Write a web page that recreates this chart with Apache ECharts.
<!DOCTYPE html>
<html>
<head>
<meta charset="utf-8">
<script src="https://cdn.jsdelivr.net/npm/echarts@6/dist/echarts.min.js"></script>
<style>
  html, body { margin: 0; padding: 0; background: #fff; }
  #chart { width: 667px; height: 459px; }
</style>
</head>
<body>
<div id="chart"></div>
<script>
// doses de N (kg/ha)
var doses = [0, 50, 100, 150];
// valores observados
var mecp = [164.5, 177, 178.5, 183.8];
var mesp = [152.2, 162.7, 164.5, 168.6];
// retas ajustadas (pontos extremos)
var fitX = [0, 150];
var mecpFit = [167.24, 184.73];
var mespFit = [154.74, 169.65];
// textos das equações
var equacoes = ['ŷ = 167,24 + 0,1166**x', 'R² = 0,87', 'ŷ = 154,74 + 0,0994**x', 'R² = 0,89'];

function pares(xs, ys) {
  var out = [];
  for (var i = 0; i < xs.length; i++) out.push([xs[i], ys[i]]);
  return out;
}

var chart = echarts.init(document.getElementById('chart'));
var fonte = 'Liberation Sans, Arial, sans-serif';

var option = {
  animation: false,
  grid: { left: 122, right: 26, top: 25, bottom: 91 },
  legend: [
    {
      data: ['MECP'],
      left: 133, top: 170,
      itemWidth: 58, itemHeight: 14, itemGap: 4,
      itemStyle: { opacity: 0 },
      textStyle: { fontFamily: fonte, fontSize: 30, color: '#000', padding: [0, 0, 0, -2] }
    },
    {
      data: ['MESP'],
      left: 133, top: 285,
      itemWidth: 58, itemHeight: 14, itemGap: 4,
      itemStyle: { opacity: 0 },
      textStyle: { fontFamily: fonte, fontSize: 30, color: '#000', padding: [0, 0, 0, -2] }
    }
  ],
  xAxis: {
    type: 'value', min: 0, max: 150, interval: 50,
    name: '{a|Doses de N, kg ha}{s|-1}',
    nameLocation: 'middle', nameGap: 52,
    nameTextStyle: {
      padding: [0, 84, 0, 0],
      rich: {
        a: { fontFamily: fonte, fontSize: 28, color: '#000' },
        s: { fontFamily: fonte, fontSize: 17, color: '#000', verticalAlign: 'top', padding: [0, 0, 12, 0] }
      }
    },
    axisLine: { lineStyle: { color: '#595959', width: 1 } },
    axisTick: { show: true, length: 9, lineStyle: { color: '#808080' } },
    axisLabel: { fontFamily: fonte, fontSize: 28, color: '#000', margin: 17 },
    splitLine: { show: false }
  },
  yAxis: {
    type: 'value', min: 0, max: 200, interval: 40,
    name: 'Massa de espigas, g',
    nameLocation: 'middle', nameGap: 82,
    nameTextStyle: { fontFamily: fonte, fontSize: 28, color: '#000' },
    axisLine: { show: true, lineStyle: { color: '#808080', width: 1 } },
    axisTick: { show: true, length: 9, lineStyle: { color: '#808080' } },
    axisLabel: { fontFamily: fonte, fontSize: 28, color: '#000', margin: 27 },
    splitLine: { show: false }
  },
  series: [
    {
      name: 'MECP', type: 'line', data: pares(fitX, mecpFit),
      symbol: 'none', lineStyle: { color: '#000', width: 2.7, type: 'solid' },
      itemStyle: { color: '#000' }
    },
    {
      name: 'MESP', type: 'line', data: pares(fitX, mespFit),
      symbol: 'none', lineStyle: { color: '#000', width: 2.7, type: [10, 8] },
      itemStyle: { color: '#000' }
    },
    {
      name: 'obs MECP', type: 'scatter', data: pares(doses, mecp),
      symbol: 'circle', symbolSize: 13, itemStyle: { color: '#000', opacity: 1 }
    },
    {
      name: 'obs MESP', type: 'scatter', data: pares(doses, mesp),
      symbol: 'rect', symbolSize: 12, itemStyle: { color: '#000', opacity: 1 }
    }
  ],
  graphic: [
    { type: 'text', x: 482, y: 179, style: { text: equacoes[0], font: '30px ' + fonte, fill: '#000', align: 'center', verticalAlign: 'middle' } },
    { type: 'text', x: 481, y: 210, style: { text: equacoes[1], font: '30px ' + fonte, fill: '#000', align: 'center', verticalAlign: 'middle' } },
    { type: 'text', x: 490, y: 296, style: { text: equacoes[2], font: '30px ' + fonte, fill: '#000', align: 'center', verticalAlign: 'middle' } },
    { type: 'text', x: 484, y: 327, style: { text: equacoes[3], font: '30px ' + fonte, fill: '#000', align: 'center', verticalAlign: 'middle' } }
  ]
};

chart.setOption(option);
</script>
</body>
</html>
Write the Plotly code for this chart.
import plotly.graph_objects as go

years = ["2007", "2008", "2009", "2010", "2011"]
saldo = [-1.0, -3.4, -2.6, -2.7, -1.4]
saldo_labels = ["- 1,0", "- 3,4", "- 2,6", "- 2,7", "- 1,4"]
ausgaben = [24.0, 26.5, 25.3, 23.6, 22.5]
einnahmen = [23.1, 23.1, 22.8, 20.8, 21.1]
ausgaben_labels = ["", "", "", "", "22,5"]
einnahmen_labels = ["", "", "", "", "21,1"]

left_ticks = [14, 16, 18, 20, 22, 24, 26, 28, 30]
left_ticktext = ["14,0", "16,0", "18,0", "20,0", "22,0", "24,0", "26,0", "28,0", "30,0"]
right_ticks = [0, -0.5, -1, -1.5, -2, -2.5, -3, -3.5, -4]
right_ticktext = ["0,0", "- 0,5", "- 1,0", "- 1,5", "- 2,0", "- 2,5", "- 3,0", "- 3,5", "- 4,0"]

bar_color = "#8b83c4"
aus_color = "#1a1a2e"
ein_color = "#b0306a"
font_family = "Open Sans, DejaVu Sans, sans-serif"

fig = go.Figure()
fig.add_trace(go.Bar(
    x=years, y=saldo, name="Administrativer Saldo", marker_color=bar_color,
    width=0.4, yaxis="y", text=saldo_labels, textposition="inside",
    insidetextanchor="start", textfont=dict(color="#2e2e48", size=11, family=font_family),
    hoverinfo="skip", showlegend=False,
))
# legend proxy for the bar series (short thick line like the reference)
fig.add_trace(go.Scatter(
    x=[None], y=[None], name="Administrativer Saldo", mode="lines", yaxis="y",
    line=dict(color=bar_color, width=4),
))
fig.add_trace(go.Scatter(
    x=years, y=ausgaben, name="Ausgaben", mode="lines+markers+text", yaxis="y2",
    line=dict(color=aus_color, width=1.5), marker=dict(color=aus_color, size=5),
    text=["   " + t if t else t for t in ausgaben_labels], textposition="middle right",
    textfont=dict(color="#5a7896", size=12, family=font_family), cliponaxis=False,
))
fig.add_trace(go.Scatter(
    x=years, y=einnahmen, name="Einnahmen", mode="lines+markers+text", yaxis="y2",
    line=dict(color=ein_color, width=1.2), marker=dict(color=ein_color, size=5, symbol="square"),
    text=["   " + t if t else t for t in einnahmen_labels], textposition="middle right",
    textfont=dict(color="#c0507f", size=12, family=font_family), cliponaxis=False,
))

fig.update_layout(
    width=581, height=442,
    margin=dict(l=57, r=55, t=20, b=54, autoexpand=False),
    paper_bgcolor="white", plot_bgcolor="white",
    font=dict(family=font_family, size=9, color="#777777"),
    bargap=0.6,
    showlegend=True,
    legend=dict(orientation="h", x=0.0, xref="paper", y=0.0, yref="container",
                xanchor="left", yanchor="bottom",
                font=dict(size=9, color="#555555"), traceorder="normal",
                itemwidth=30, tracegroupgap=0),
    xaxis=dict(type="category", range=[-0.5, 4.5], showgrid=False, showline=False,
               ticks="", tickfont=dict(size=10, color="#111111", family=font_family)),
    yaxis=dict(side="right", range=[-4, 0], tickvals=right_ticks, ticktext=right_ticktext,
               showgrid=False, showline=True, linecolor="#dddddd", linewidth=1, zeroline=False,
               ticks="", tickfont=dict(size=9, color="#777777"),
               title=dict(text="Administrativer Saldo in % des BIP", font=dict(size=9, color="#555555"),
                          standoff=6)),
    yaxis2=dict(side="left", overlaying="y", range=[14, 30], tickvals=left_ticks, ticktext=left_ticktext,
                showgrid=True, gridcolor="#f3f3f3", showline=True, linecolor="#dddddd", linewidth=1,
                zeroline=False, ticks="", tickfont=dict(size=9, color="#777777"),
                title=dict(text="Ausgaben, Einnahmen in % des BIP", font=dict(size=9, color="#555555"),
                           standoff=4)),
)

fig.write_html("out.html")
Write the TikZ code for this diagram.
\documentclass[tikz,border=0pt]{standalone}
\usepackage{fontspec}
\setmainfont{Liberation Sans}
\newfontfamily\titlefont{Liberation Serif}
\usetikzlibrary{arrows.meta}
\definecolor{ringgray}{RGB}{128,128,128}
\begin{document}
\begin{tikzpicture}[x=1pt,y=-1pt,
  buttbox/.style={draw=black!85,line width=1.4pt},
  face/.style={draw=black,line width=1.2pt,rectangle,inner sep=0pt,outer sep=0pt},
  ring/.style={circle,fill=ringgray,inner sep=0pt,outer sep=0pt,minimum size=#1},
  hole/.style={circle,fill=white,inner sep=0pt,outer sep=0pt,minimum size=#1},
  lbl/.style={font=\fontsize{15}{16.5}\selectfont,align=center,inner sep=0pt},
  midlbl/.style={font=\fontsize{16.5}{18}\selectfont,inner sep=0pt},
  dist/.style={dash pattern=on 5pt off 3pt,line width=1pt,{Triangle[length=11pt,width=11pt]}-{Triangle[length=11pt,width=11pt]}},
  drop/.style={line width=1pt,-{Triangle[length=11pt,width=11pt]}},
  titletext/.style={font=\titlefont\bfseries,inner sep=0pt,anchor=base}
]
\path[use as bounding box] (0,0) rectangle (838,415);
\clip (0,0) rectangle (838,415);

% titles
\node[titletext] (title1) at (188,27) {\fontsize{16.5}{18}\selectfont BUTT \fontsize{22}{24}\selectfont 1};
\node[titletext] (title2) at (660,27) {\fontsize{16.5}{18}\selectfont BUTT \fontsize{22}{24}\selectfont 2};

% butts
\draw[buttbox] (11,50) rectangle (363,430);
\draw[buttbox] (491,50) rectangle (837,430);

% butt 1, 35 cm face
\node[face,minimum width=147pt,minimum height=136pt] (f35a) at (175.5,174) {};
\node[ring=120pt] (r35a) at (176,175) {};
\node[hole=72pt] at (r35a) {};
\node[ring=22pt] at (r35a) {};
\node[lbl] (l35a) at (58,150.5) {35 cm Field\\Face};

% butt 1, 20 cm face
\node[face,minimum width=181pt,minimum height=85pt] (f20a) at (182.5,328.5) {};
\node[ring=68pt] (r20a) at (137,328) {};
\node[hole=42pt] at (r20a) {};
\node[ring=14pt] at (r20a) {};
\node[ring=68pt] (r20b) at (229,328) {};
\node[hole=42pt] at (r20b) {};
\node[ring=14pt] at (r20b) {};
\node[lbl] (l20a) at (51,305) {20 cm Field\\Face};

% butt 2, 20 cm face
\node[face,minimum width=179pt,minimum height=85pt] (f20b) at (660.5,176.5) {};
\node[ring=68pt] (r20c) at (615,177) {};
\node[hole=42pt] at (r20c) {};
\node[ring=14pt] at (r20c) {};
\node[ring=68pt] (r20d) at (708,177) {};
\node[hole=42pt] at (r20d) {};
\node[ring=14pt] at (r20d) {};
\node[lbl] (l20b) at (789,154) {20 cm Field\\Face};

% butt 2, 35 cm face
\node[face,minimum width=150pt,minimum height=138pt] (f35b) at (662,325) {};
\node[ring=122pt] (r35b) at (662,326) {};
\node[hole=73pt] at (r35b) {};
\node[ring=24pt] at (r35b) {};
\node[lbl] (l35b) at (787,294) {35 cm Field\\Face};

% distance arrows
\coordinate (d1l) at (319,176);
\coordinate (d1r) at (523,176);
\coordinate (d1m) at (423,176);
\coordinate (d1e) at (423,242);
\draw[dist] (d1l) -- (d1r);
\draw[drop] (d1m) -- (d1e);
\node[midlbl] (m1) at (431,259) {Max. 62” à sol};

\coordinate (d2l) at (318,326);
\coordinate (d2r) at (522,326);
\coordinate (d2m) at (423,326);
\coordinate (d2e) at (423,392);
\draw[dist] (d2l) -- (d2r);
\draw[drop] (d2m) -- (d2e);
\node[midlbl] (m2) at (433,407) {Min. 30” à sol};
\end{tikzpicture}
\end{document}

========================================

● **EXERCISE DIRECTIONS**: Quote exactly the opening line of the material above and every line after it, up to and including the line that contains "var fonte = 'Liberation".

● **FINISHED ANSWER**:
Write a web page that recreates this chart with Apache ECharts.
<!DOCTYPE html>
<html>
<head>
<meta charset="utf-8">
<script src="https://cdn.jsdelivr.net/npm/echarts@6/dist/echarts.min.js"></script>
<style>
  html, body { margin: 0; padding: 0; background: #fff; }
  #chart { width: 667px; height: 459px; }
</style>
</head>
<body>
<div id="chart"></div>
<script>
// doses de N (kg/ha)
var doses = [0, 50, 100, 150];
// valores observados
var mecp = [164.5, 177, 178.5, 183.8];
var mesp = [152.2, 162.7, 164.5, 168.6];
// retas ajustadas (pontos extremos)
var fitX = [0, 150];
var mecpFit = [167.24, 184.73];
var mespFit = [154.74, 169.65];
// textos das equações
var equacoes = ['ŷ = 167,24 + 0,1166**x', 'R² = 0,87', 'ŷ = 154,74 + 0,0994**x', 'R² = 0,89'];

function pares(xs, ys) {
  var out = [];
  for (var i = 0; i < xs.length; i++) out.push([xs[i], ys[i]]);
  return out;
}

var chart = echarts.init(document.getElementById('chart'));
var fonte = 'Liberation Sans, Arial, sans-serif';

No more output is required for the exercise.